Five European nations are set to call on the United States to remove all nuclear weapons from the continent, Agence France-Presse reported today (see GSN, Feb. 17).
NATO members Belgium, Germany, Luxembourg, the Netherlands and Norway are expected to make the request "in the coming weeks" that "nuclear arms on European soil belonging to other NATO member states are removed," according to a spokesman for Belgian Prime Minister Yves Leterme.
"It's a question of launching the debate at the heart of NATO," Dominique Dehaene said.
Belgium, Germany and the Netherlands are believed to hold some of the roughly 200 U.S. tactical nuclear weapons that remain in Europe, though most are estimated to be in Italy and Turkey. At the height of tensions with the then-Soviet Union, the United States reportedly fielded thousands of such armaments on the continent.
The request would not address the nuclear arsenals of France and the United Kingdom, AFP reported.
"Belgium is in favor of a world without nuclear weapons and advocates this position at the heart of NATO," ahead of the May review conference for the Nuclear Nonproliferation Treaty, Leterme said in a prepared statement (Agence France-Presse I/Spacewar.com, Feb. 19).
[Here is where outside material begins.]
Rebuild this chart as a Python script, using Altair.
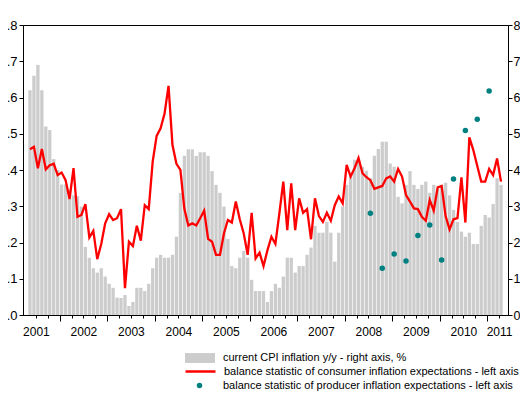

The former head of NATO joined three other Belgian statesmen today in similarly calling for the withdrawal of the European-based U.S. deterrent, according to AFP.
"The Cold War is over. It's time to adapt our nuclear policy to the new circumstances," according to a statement signed by former NATO chief Willy Claes, former Belgian Prime Ministers Jean-Luc Dehaene and Guy Verhofstadt and former Foreign Minister Louis Michel.
"The U.S. tactical nuclear weapons in Europe have lost all military importance," adds the statement, which was published in a number of Belgian newspapers.
"We call on our (Belgian) government to follow the example of the German government and to call in NATO for a rapid withdrawal of the nuclear arms," the authors wrote (see GSN, Oct. 30, 2009).
Present NATO chief Anders Fogh Rasmussen has cautioned any nation against rushing to divest itself of the U.S. weapons, AFP reported.
"I hope that any step will take place in the alliance in a multilateral framework and that no unilateral step be taken," Rasmussen said last fall. "This is a question which concerns all allies. It's a question of overall security and defense" (Agence France-Presse I/Spacewar.com, Feb. 19).